The Supreme Court has expressed regret for a 1976 judgment that said a citizen's right to life and liberty could be suspended during the Emergency which lasted from June 1975 to March 1977.
A bench comprising justice Aftab Alam and justice Asok Kumar Ganguly, while upholding the decision of the Assam governor to commute the death sentence of a murder convict to life imprisonment, said: "Instances of this court's judgment violating human rights of the citizens may be extremely rare but it cannot be said that such a situation can never happen...We can remind ourselves of the majority decision of the Constitution Bench of this court in Additional District Magistrate Jabalpur V Shivakant Shukla."
This was the case whose judgment included the observation that fundamental rights of the Constitution ceased to exist during an Emergency.
Justice Ganguly said, "There is no doubt that the majority judgment of this court in the case violated the fundamental rights of a large number of people in this country."

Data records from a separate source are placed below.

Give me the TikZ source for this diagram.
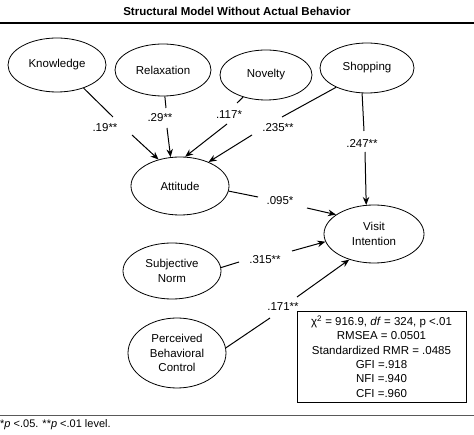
\documentclass[tikz,border=0pt]{standalone}
\usepackage{fontspec}
\setmainfont{Liberation Sans}
\usetikzlibrary{shapes.geometric,arrows.meta}
\begin{document}
\begin{tikzpicture}[x=1pt,y=-1pt,
  every node/.style={font=\fontsize{11.5}{14.3}\selectfont},
  latent/.style={draw,ellipse,line width=0.8pt,inner sep=0pt,align=center},
  coef/.style={inner sep=0pt},
  conn/.style={line width=1pt},
  arr/.style={line width=1pt,-{Stealth[length=8pt,width=6.5pt]}}]
\useasboundingbox (0,0) rectangle (474,435);
% title and rules
\node[font=\fontsize{11.5}{14}\selectfont\bfseries] (title) at (237,11) {Structural Model Without Actual Behavior};
\draw[line width=1.6pt] (0,23.3) -- (474,23.3);
\draw[line width=1.4pt,black!65] (0,415.3) -- (474,415.3);
\node[anchor=west,inner sep=0pt,font=\fontsize{11}{13}\selectfont] (note) at (0,425) {*\textit{p} <.05. **\textit{p} <.01 level.};
% latent variables
\node[latent,minimum width=98pt,minimum height=54pt] (know) at (57,65) {Knowledge};
\node[latent,minimum width=96pt,minimum height=52pt] (relax) at (163,70) {Relaxation};
\node[latent,minimum width=92pt,minimum height=50pt] (nov) at (266,75) {Novelty};
\node[latent,minimum width=94pt,minimum height=50pt] (shop) at (367,68) {Shopping};
\node[latent,minimum width=98pt,minimum height=58pt] (att) at (180,186) {Attitude};
\node[latent,minimum width=100pt,minimum height=58pt] (vis) at (374,234) {Visit\\Intention};
\node[latent,minimum width=98pt,minimum height=56pt] (subj) at (172,271) {Subjective\\Norm};
\node[latent,minimum width=98pt,minimum height=70pt] (pbc) at (177,353) {Perceived\\Behavioral\\Control};
% gap coordinates
\coordinate (k1) at (113,117); \coordinate (k2) at (132,135);
\coordinate (r1) at (166,108); \coordinate (r2) at (167,128);
\coordinate (n1) at (237,103); \coordinate (n2) at (227,124);
\coordinate (s1) at (282,117); \coordinate (s2) at (252,135);
\coordinate (v1) at (364,131); \coordinate (v2) at (365,152);
\coordinate (a1) at (258,197); \coordinate (a2) at (307,208);
\coordinate (j1) at (239,262); \coordinate (j2) at (292,251);
\coordinate (p1) at (270,318); \coordinate (p2) at (297,297);
% connectors
\draw[conn] (know.-41) -- (k1); \draw[arr] (k2) -- (att.129);
\draw[conn] (relax.-86) -- (r1); \draw[arr] (r2) -- (att.108);
\draw[conn] (nov.-136) -- (n1); \draw[arr] (n2) -- (att.80);
\draw[conn] (shop.-148) -- (s1); \draw[arr] (s2) -- (att.40);
\draw[conn] (shop.-101) -- (v1); \draw[arr] (v2) -- (vis.105);
\draw[conn] (att.-6) -- (a1); \draw[arr] (a2) -- (vis.153);
\draw[conn] (subj.4) -- (j1); \draw[arr] (j2) -- (vis.189);
\draw[conn] (pbc.6) -- (p1); \draw[arr] (p2) -- (vis.226);
% coefficients
\node[coef] (c1) at (105,128) {.19**};
\node[coef] (c2) at (160,118) {.29**};
\node[coef] (c3) at (229,115) {.117*};
\node[coef] (c4) at (278,128) {.235**};
\node[coef] (c5) at (362,143) {.247**};
\node[coef] (c6) at (280,201) {.095*};
\node[coef] (c7) at (265,260) {.315**};
\node[coef] (c8) at (283,307) {.171**};
% fit box
\node[draw,line width=0.8pt,minimum width=169pt,minimum height=91pt,align=center,inner sep=0pt] (fit) at (381.5,356.5)
 {χ\textsuperscript{2} = 916.9, \textit{df} = 324, p <.01\\RMSEA = 0.0501\\Standardized RMR = .0485\\GFI =.918\\NFI =.940\\CFI =.960};
\end{tikzpicture}
\end{document}
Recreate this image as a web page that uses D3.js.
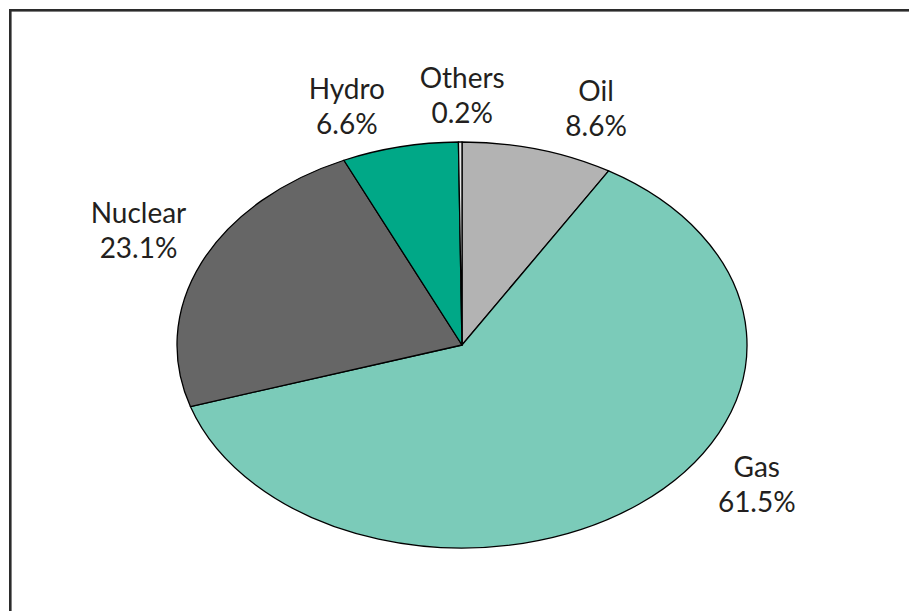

The verdict was delivered by chief justice AN Ray, justice MH Beg, justice YV Chandrachud and justice PN Bhagwati (all of the last three became chief justice later). One judge, however, dissented: justice HR Khanna.
The judgment effectively directed the high courts not to entertain writ petitions for protecting fundamental rights.
The damage was later undone by the 44th constitutional amendment, passed by the Janata Party government which came to power after the Emergency ended, and which said a person's right to life and personal liberty stayed intact even during the Emergency.
Shanti Bhushan, who as law minister in the Janata government was the force behind the 44th amendment in 1978, termed this a historic development.
"The admission that the Supreme Court was terribly wrong during the emergency and failed to protect the most sacred fundamental rights of citizens is very significant. All right-thinking people should welcome it."